BRIEF ▸ Search the data for the word "this" and copy every line where it occurs.

:::::

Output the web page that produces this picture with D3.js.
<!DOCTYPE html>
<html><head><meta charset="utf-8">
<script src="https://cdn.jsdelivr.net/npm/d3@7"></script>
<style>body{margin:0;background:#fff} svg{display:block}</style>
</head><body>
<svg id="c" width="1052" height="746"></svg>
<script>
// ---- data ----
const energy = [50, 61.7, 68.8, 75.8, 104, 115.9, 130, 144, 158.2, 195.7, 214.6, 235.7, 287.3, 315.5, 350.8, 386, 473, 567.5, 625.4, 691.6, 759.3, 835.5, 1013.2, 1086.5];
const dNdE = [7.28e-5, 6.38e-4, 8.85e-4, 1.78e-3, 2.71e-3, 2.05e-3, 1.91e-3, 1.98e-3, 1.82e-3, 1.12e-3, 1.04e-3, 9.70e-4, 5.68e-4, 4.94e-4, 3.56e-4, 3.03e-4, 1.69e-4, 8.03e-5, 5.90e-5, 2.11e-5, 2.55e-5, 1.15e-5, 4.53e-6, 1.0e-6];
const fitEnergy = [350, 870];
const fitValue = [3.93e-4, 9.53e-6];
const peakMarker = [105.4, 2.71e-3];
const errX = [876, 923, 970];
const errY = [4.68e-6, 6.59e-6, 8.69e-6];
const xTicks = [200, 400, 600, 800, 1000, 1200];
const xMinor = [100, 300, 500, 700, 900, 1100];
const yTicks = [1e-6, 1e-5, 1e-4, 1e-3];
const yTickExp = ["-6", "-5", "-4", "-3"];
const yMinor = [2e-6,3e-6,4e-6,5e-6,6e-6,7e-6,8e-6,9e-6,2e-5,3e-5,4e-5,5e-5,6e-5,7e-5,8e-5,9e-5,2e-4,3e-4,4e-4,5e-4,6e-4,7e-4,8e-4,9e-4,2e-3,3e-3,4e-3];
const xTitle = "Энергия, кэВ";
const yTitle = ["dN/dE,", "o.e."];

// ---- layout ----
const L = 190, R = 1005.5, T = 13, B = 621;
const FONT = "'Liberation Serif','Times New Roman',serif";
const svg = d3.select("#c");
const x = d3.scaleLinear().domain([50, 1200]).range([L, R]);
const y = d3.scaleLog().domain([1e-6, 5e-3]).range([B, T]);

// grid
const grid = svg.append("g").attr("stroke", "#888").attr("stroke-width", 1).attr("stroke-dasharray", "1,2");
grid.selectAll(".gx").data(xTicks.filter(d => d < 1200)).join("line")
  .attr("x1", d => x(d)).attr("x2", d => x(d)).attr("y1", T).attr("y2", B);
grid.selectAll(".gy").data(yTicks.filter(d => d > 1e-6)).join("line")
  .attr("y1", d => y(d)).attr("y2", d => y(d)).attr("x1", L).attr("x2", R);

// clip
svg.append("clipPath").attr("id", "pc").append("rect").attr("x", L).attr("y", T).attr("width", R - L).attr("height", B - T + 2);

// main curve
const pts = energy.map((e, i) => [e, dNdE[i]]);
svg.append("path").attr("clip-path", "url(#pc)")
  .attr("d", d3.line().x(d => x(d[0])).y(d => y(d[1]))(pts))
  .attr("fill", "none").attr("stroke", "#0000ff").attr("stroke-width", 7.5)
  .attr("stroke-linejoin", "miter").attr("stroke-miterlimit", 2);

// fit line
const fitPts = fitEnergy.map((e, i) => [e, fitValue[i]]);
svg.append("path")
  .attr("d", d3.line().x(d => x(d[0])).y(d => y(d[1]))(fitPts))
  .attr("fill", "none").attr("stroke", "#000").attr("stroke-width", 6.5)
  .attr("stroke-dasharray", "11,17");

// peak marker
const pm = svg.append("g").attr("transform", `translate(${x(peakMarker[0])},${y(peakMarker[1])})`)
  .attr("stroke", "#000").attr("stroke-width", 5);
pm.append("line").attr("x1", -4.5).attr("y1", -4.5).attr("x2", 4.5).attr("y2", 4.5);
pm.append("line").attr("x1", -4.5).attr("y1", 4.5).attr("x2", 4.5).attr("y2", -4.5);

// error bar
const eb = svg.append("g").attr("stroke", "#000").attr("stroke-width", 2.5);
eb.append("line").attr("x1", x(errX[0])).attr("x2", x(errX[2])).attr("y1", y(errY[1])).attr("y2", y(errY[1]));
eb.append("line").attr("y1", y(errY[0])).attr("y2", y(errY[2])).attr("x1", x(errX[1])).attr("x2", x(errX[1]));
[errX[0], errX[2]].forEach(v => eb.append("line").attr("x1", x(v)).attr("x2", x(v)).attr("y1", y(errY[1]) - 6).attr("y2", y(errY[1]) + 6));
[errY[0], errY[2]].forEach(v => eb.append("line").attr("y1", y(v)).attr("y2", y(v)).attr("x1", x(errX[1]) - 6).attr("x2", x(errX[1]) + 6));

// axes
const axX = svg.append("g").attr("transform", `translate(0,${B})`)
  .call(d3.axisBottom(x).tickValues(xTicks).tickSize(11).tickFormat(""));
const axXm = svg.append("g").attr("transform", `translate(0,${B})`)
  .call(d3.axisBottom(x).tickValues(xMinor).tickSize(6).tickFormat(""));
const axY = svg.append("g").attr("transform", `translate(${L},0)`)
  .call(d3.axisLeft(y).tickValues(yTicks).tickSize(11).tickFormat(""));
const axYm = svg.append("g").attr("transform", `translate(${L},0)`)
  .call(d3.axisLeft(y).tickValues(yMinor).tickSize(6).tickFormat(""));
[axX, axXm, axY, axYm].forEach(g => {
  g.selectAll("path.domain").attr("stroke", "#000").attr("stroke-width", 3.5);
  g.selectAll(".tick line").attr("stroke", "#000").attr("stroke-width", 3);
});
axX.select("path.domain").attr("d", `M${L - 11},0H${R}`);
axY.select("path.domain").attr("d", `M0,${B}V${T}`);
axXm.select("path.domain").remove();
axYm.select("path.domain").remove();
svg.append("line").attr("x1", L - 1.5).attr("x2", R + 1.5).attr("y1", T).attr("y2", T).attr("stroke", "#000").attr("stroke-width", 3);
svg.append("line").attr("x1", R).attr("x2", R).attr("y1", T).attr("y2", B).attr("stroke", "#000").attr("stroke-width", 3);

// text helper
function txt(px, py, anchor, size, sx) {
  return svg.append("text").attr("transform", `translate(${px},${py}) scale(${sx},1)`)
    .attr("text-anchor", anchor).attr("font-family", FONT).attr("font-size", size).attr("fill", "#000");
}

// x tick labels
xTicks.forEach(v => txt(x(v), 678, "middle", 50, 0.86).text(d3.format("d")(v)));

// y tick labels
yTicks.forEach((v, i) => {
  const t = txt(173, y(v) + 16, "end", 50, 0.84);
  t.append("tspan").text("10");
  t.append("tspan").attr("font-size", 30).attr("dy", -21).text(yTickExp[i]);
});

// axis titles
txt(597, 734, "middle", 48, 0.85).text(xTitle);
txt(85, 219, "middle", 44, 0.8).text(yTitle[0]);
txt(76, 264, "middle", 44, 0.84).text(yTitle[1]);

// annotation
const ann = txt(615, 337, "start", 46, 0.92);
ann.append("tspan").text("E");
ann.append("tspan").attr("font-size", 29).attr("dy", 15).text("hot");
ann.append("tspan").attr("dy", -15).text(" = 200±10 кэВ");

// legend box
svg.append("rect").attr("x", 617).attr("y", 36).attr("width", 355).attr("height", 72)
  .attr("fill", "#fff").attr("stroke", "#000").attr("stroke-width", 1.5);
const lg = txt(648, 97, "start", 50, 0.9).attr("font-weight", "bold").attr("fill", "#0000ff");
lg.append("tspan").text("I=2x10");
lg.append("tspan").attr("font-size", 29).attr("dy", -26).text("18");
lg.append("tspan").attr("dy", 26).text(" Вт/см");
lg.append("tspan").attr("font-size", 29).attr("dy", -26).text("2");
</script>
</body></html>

:::::

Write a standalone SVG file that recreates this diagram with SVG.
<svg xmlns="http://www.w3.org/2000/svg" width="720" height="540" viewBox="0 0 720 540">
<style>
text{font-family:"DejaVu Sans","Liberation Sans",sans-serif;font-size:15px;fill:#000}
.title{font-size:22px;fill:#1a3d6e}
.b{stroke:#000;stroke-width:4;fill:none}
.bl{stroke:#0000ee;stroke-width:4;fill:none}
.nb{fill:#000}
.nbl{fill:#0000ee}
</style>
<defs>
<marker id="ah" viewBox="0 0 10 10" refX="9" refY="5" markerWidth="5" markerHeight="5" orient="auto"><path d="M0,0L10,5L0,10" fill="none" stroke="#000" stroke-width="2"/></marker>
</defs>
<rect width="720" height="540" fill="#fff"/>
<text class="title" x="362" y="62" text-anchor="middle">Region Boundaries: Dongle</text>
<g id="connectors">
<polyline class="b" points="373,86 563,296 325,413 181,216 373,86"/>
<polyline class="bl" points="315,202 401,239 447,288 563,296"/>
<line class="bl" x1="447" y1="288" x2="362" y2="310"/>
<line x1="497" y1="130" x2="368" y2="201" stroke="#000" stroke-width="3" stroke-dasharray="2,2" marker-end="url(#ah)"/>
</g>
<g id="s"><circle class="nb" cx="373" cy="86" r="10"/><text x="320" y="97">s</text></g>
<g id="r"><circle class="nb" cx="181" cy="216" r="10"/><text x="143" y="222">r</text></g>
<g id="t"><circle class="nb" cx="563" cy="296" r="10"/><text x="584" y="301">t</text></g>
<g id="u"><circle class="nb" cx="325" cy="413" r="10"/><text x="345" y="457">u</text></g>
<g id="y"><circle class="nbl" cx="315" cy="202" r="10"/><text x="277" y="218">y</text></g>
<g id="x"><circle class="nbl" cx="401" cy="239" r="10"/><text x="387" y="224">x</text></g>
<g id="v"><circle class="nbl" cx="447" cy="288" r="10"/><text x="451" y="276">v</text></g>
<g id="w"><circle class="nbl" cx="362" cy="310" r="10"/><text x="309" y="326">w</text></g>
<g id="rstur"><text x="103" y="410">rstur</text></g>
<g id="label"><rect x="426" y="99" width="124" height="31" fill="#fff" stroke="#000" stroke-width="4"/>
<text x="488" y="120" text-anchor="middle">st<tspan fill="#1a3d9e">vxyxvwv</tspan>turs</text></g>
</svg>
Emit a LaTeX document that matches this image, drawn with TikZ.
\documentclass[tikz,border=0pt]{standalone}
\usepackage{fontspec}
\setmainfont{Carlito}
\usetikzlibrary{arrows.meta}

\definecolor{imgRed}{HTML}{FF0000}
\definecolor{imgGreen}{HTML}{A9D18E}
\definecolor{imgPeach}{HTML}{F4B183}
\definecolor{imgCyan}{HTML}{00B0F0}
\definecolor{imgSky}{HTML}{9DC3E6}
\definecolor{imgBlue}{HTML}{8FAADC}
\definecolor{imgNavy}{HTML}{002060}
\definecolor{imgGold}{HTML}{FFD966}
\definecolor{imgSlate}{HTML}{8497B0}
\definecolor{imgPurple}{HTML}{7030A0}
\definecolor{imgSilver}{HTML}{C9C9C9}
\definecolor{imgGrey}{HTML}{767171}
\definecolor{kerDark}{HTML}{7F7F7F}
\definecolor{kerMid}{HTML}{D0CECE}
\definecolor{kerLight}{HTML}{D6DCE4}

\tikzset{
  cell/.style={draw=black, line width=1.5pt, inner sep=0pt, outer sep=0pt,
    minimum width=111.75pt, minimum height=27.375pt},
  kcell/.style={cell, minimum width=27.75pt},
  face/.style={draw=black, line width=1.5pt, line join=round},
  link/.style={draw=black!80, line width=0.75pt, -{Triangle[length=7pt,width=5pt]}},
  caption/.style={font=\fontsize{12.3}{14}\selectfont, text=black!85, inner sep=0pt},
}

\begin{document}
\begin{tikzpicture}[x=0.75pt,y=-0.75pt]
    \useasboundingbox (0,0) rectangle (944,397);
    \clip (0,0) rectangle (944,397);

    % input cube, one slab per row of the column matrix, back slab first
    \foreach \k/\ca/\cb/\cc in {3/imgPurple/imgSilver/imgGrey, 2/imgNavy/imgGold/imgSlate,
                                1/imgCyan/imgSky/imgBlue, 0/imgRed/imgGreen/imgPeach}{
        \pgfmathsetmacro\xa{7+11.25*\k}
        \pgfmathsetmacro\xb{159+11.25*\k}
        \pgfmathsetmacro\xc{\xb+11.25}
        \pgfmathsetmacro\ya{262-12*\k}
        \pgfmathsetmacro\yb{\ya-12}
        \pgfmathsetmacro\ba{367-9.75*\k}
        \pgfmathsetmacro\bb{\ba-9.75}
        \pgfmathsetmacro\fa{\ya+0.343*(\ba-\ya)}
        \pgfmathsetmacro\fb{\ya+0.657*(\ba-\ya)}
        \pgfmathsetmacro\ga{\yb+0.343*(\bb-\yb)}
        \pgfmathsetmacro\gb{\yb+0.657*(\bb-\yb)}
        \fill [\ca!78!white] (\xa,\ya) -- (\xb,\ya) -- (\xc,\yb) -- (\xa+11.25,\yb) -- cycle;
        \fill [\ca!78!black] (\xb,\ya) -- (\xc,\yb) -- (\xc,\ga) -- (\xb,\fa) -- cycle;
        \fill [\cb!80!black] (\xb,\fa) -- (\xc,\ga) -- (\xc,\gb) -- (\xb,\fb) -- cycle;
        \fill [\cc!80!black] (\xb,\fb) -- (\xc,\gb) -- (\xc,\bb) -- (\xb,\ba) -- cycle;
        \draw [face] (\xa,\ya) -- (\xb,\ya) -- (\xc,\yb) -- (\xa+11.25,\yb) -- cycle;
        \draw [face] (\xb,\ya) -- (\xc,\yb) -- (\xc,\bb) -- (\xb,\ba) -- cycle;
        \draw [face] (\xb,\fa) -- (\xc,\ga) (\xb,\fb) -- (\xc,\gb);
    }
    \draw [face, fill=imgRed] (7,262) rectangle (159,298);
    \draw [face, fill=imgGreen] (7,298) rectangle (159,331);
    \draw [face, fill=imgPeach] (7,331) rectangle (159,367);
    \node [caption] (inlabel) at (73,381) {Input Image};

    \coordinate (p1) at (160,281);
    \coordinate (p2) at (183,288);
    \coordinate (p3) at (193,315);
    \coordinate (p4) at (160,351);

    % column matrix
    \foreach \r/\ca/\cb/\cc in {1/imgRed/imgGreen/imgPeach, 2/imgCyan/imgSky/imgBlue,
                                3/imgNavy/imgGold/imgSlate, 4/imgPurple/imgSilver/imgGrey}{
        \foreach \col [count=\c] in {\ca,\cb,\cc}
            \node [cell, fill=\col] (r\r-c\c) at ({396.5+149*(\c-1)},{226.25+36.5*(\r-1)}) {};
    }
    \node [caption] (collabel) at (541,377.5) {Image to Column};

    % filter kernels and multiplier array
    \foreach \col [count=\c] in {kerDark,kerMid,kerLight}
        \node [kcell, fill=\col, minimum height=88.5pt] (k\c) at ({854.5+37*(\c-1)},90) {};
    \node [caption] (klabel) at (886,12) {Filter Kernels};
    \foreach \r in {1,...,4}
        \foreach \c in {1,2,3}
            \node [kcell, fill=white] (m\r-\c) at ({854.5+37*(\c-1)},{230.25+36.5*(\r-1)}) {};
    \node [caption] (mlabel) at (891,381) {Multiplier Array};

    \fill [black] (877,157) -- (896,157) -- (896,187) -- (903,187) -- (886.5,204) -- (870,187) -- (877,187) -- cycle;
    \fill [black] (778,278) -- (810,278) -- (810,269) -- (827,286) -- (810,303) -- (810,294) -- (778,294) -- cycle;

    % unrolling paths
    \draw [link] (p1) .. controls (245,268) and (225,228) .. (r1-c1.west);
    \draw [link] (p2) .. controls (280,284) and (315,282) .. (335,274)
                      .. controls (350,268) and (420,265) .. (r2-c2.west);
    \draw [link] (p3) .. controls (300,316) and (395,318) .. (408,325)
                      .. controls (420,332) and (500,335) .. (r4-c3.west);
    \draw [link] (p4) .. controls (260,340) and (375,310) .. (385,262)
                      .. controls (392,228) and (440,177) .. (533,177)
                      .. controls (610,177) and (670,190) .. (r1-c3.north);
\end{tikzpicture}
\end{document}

:::::

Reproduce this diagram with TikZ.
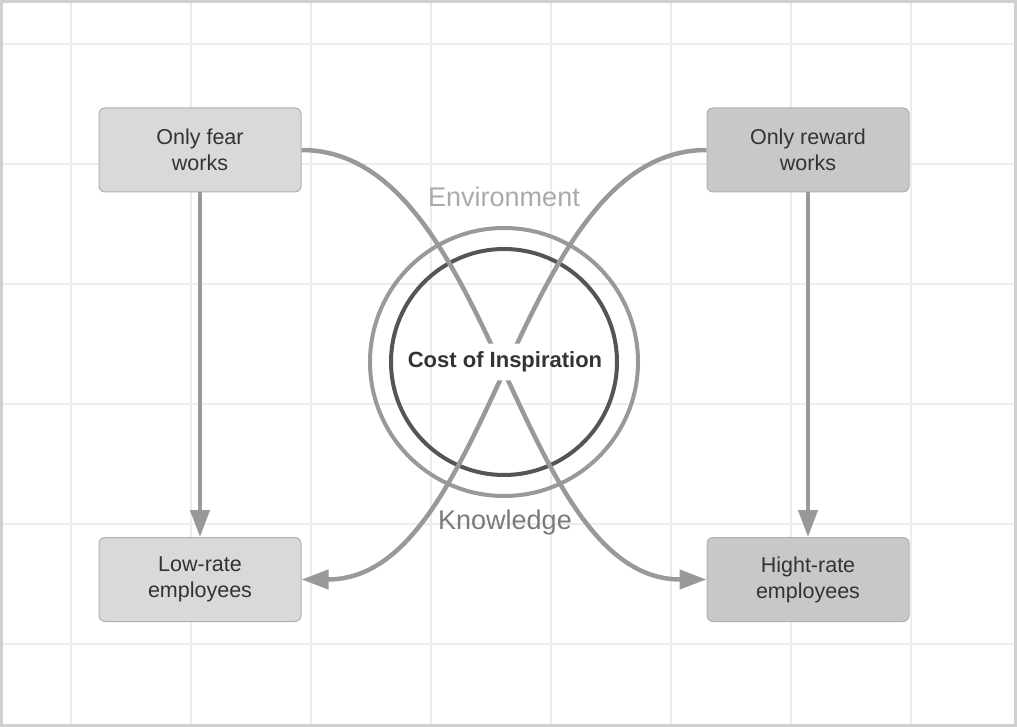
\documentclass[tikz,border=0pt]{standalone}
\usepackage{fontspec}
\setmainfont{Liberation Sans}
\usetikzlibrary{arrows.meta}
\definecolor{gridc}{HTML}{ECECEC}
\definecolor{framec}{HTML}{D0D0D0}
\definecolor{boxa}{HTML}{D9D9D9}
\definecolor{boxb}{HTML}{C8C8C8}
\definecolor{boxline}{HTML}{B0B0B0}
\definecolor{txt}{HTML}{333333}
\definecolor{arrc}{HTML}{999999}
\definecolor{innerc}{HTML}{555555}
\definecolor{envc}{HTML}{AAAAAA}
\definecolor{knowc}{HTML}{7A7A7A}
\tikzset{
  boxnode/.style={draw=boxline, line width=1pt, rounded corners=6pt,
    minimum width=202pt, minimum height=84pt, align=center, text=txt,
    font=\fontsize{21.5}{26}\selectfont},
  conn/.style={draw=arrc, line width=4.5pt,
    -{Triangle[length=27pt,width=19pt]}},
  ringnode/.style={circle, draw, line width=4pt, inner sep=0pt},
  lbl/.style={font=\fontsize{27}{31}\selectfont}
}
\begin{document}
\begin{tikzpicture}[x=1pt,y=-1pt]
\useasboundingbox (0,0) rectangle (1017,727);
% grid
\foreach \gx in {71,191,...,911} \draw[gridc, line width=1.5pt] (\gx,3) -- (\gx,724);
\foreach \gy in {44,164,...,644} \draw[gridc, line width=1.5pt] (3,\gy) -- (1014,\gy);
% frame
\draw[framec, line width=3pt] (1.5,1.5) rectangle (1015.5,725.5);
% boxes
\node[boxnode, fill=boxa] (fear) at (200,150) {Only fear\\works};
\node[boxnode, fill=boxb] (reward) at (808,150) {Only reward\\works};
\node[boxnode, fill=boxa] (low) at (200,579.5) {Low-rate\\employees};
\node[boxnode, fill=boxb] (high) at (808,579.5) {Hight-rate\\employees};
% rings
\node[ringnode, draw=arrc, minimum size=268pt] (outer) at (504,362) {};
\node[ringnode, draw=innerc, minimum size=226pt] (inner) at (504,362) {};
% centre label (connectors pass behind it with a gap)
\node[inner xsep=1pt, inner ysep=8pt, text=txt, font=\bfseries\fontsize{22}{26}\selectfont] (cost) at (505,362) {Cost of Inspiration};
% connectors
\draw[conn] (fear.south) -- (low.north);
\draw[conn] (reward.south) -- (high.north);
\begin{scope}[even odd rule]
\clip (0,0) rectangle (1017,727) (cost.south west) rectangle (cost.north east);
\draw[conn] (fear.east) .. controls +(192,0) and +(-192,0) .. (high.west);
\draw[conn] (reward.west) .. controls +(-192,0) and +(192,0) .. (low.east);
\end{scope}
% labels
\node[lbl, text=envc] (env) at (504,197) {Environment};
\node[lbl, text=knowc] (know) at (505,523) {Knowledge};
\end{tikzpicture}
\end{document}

:::::

REPLY TO THE TASK ▸
Output the web page that produces this picture with D3.js.
Write a standalone SVG file that recreates this diagram with SVG.
Emit a LaTeX document that matches this image, drawn with TikZ.
Reproduce this diagram with TikZ.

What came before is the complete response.